§ **TASK REQUIREMENTS**: Exactly retype the lines from the top of the data through the line containing "(11.5,6) -- (1581,6);", leaving out every picture.
--- --- ---
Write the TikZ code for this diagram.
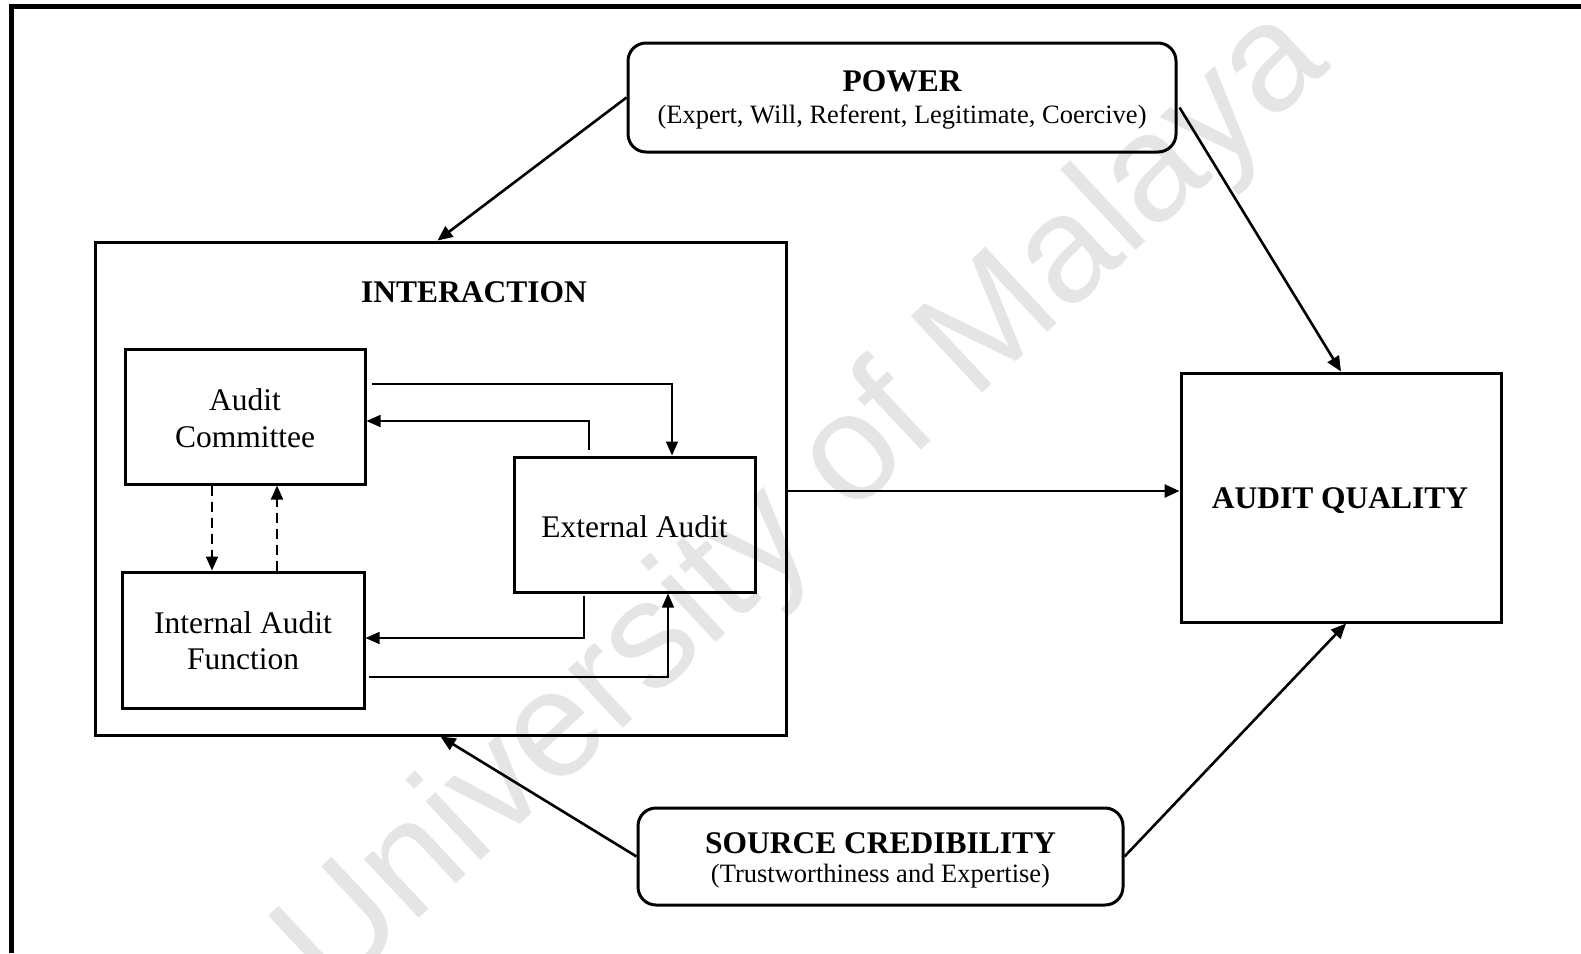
\documentclass[tikz,border=0pt]{standalone}
\usepackage{fontspec}
\setmainfont{Liberation Serif}
\newfontfamily\wmfont{Liberation Sans}
\usetikzlibrary{arrows.meta,calc}

\tikzset{
  box/.style={draw, line width=3pt, inner sep=0pt},
  roundbox/.style={box, rounded corners=18pt},
  head/.style={anchor=base, font=\fontsize{31.5}{37}\selectfont\bfseries},
  body/.style={anchor=base, font=\fontsize{31.5}{37}\selectfont},
  sub/.style={anchor=base, font=\fontsize{26.5}{31}\selectfont},
  mainarrow/.style={line width=2.6pt, -{Triangle[length=15pt,width=13pt]}},
  thinarrow/.style={line width=1.6pt, -{Triangle[length=14pt,width=12pt]}},
  dasharrow/.style={line width=2pt, dash pattern=on 10pt off 6pt, -{Triangle[length=14pt,width=12pt]}},
}

\begin{document}
\begin{tikzpicture}[x=1pt,y=-1pt]
\useasboundingbox (0,0) rectangle (1581,953);
\fill[white] (0,0) rectangle (1581,953);

% faint diagonal watermark behind everything
\node[rotate=43, text=black!10, font=\fontsize{152}{152}\selectfont\wmfont, inner sep=0pt]
  (wm) at (805,505) {University of Malaya};

% page frame (top and left edges)
\draw[line width=5pt] (11.5,953) -- (11.5,6) -- (1581,6);

% outer boxes
\node[roundbox, minimum width=548pt, minimum height=109pt] (pw) at (902,97.5) {};
\node[box, minimum width=691pt, minimum height=493pt] (ia) at (440.5,488.5) {};
\node[box, minimum width=320pt, minimum height=249pt] (aq) at (1341,497.5) {};
\node[roundbox, minimum width=485pt, minimum height=97pt] (sc) at (880.5,856.5) {};

% inner boxes
\node[box, minimum width=240pt, minimum height=135pt] (ac) at (245,416.5) {};
\node[box, minimum width=241pt, minimum height=135pt] (ea) at (634.5,524.5) {};
\node[box, minimum width=242pt, minimum height=136pt] (iaf) at (243,640) {};

% texts
\node[head] (pwt) at (902,91) {POWER};
\node[sub] (pws) at (902,123) {(Expert, Will, Referent, Legitimate, Coercive)};
\node[head] (iat) at (474,302) {INTERACTION};
\node[head] (aqt) at (1340,508) {AUDIT QUALITY};
\node[head] (sct) at (880.5,853) {SOURCE CREDIBILITY};
\node[sub] (scs) at (880.5,882) {(Trustworthiness and Expertise)};
\node[body] (act1) at (245,410) {Audit};
\node[body] (act2) at (245,447) {Committee};
\node[body] (eat) at (634.5,537) {External Audit};
\node[body] (iaft1) at (243,633) {Internal Audit};
\node[body] (iaft2) at (243,669) {Function};

% main relations
\coordinate (iaE) at ($(ia.east)+(0,2.5)$);
\draw[mainarrow] (pw.west) -- ([xshift=-3pt]ia.north);
\draw[mainarrow] ($(pw.east)+(2,10)$) -- (aq.north);
\draw[mainarrow] (iaE) -- (iaE -| aq.west);
\draw[mainarrow] (sc.west) -- (ia.south);
\draw[mainarrow] (sc.east) -- ($(aq.south)+(5,0)$);

% interactions inside the box
\draw[thinarrow] ($(ac.east)+(5,-32.5)$) -| ($(ea.north)+(37.5,0)$);
\draw[thinarrow] ($(ea.north)+(-45.5,-6)$) |- ($(ac.east)+(0,4.5)$);
\draw[thinarrow] ($(ea.south)+(-50.5,2)$) |- ($(iaf.east)+(0,-2)$);
\draw[thinarrow] ($(iaf.east)+(3,37)$) -| ($(ea.south)+(33.5,0)$);
\draw[dasharrow] ([xshift=-33pt]ac.south) -- ([xshift=-33pt]ac.south |- iaf.north);
\draw[dasharrow] ([xshift=32pt]ac.south |- iaf.north) -- ([xshift=32pt]ac.south);
\end{tikzpicture}
\end{document}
--- --- ---
§ **TASK ANSWER**:
Write the TikZ code for this diagram.
\documentclass[tikz,border=0pt]{standalone}
\usepackage{fontspec}
\setmainfont{Liberation Serif}
\newfontfamily\wmfont{Liberation Sans}
\usetikzlibrary{arrows.meta,calc}

\tikzset{
  box/.style={draw, line width=3pt, inner sep=0pt},
  roundbox/.style={box, rounded corners=18pt},
  head/.style={anchor=base, font=\fontsize{31.5}{37}\selectfont\bfseries},
  body/.style={anchor=base, font=\fontsize{31.5}{37}\selectfont},
  sub/.style={anchor=base, font=\fontsize{26.5}{31}\selectfont},
  mainarrow/.style={line width=2.6pt, -{Triangle[length=15pt,width=13pt]}},
  thinarrow/.style={line width=1.6pt, -{Triangle[length=14pt,width=12pt]}},
  dasharrow/.style={line width=2pt, dash pattern=on 10pt off 6pt, -{Triangle[length=14pt,width=12pt]}},
}

\begin{document}
\begin{tikzpicture}[x=1pt,y=-1pt]
\useasboundingbox (0,0) rectangle (1581,953);
\fill[white] (0,0) rectangle (1581,953);

% faint diagonal watermark behind everything
\node[rotate=43, text=black!10, font=\fontsize{152}{152}\selectfont\wmfont, inner sep=0pt]
  (wm) at (805,505) {University of Malaya};

% page frame (top and left edges)
\draw[line width=5pt] (11.5,953) -- (11.5,6) -- (1581,6);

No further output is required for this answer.